For years, I’ve had a double consciousness about debt and budgeting, because while I lived in the Grad School Economy, I became painfully aware of the Real World Economy (you know: only spend what you earn, debt will crush and destroy you, you must pay for things — that Real World) around the time I had my first grad school crisis. In 2007, I decided to quit my American Studies PhD program and I floundered mightily when trying to determine what to do next. I wanted very very very badly to have a baby, and looking at the numbers for the first time, it was clear that if I didn’t work and we had a baby (or even if I did — see above wrt childcare costs) there was no way to avoid crushing poverty, not to mention we would be without health insurance. Unless… I stayed in school. If I stayed in school, I could keep a part-time teaching appointment, maintain our family’s health insurance (thank you, grad student union), and be a mother, and maybe work towards some kind of meaningful employment rather than be a clerk at a grocery store (which was my husband’s job at the time, having been kicked out of his own PhD program). So that’s what I did.
But, that first real look at our budget was a painful wakeup and I spent a lot of time listening to the Dave Ramsey Show in the middle of the night while I nursed my newborn daughter. And while I disagree with him in nearly every way when it comes to politics and religion, I found his money logic ironclad, persuasive, and acutely embarrassing. One day, a girl called Dave to ask about buying a new versus used car. She was living with her parents and had over 100k in student loan debt, but she couldn’t find a job because she had a degree in eastern Japenese architecture or something obscure, and there weren’t many jobs in her field. She wanted a new car because she thought it would be more reliable. His response was in a nutshell, “Buy a shitty car you can afford, and get a fucking job.” (Wish I could link to this for you, but I can’t find it!)

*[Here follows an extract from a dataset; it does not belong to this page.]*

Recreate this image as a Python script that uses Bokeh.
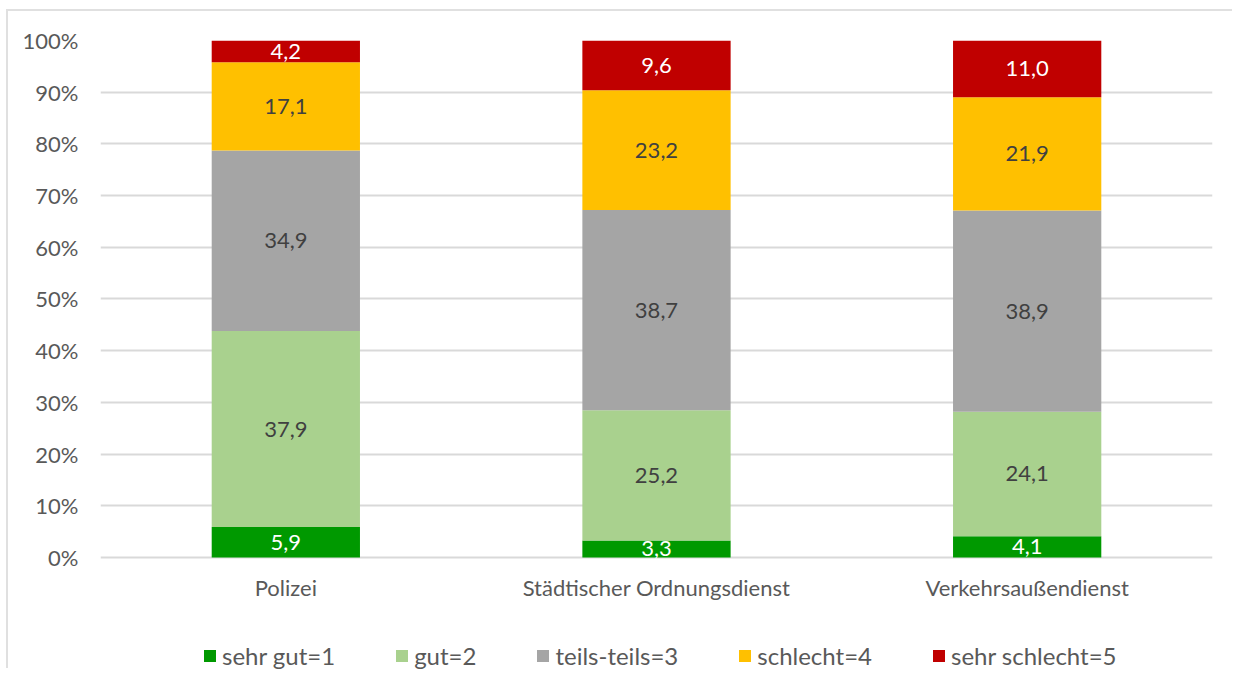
import numpy as np
from bokeh.plotting import figure
from bokeh.models import ColumnDataSource, LabelSet, Legend, LegendItem, FixedTicker
from bokeh.core.properties import value
from bokeh.embed import file_html
from bokeh.resources import INLINE

categories = ["Polizei", "Städtischer Ordnungsdienst", "Verkehrsaußendienst"]
series = ["sehr gut=1", "gut=2", "teils-teils=3", "schlecht=4", "sehr schlecht=5"]
sehr_gut = [5.9, 3.3, 4.1]
gut = [37.9, 25.2, 24.1]
teils = [34.9, 38.7, 38.9]
schlecht = [17.1, 23.2, 21.9]
sehr_schlecht = [4.2, 9.6, 11.0]
y_ticks = [0, 10, 20, 30, 40, 50, 60, 70, 80, 90, 100]
y_tick_labels = ["0%", "10%", "20%", "30%", "40%", "50%", "60%", "70%", "80%", "90%", "100%"]

colors = ["#009900", "#A9D18E", "#A5A5A5", "#FFC000", "#C00000"]
label_colors = ["#FFFFFF", "#404040", "#404040", "#404040", "#FFFFFF"]
FONT = "Lato"
FS = "22px"
TXT = "#595959"

values = [sehr_gut, gut, teils, schlecht, sehr_schlecht]
keys = ["s1", "s2", "s3", "s4", "s5"]
data = {"cat": categories}
for k, v in zip(keys, values):
    data[k] = v
source = ColumnDataSource(data)

# frame extends below the 0% line to hold category labels and legend
p = figure(x_range=categories, y_range=(-21.86, 100), width=1226, height=659,
           output_backend="svg", toolbar_location=None, x_axis_location=None,
           min_border_left=92, min_border_right=22, min_border_top=29, min_border_bottom=0)
p.outline_line_color = None
p.styles = {"border-top": "2px solid #e0e0e0", "border-left": "2px solid #e0e0e0",
            "margin-left": "6px", "margin-top": "9px"}

renderers = p.vbar_stack(keys, x="cat", width=0.4, source=source, color=colors, line_color=None)

# value labels
arr = np.array(values)
bottoms = np.vstack([np.zeros(arr.shape[1]), np.cumsum(arr, axis=0)[:-1]])
mids = bottoms + arr / 2
for i in range(len(values)):
    lab_src = ColumnDataSource(dict(x=categories, y=list(mids[i]),
                                    t=[f"{v:.1f}".replace(".", ",") for v in values[i]]))
    p.add_layout(LabelSet(x="x", y="y", text="t", source=lab_src, text_align="center",
                          text_baseline="middle", text_color=label_colors[i],
                          text_font=value(FONT), text_font_size=FS))

# category labels below the 0% line
cat_src = ColumnDataSource(dict(x=categories, y=[0] * len(categories), t=categories))
p.add_layout(LabelSet(x="x", y="y", text="t", source=cat_src, text_align="center",
                      text_baseline="middle", y_offset=-30, text_color=TXT,
                      text_font=value(FONT), text_font_size=FS))

p.yaxis.ticker = FixedTicker(ticks=y_ticks)
p.yaxis.major_label_overrides = {t: l for t, l in zip(y_ticks, y_tick_labels)}
p.yaxis.axis_line_color = None
p.yaxis.major_tick_line_color = None
p.yaxis.minor_tick_line_color = None
p.yaxis.major_tick_out = 0
p.yaxis.major_tick_in = 0
p.yaxis.major_label_text_font = FONT
p.yaxis.major_label_text_font_size = FS
p.yaxis.major_label_text_color = TXT
p.yaxis.major_label_standoff = 22

p.xgrid.grid_line_color = None
p.ygrid.grid_line_color = "#d9d9d9"
p.ygrid.grid_line_width = 2

legend = Legend(items=[LegendItem(label=s, renderers=[r]) for s, r in zip(series, renderers)],
                orientation="horizontal", location=(102, 0))
legend.label_text_font = FONT
legend.label_text_font_size = "24px"
legend.label_text_color = TXT
legend.glyph_width = 15
legend.glyph_height = 15
legend.spacing = 59
legend.label_standoff = 5
legend.border_line_color = None
legend.background_fill_alpha = 0
legend.margin = 0
legend.padding = 0
p.add_layout(legend, "center")

open("out.html", "w").write(file_html(p, INLINE))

How familiar does that sound? To a person in the Grad Student Economy, it makes sense: she worked hard to earn a degree in a field she loved, she was trying to find a job, and she needed a car. Is it a stinkin’ privileged perspective? Absolutely. So is mine, so is yours: we still believe we deserve a job we love, because we have worked very hard for what we’ve achieved. You can call me stupid for taking out so many loans, but don’t for a secondsay I didn’t work my ass off teaching, tutoring, adjuncting, writing, and mothering for the past eight years. We work very hard in an economy designed for utter failure. And because there is still a lot of smoke-blowing BS in academia — I know it because I was reassured time and time again by professors and friends that despite the abysmal market, surely there would be something for me, surely, at a Community College, or a state school, or anywhere — we would rather believe that it will all work out in the end, and we continue living as if it will and often put off the pain by sticking around an extra year, or whatever. When faced with the Real World Economy of very limited jobs and, even when there are jobs, very limited income, it is a bit stupefying and there’s tremendous mental whiplash.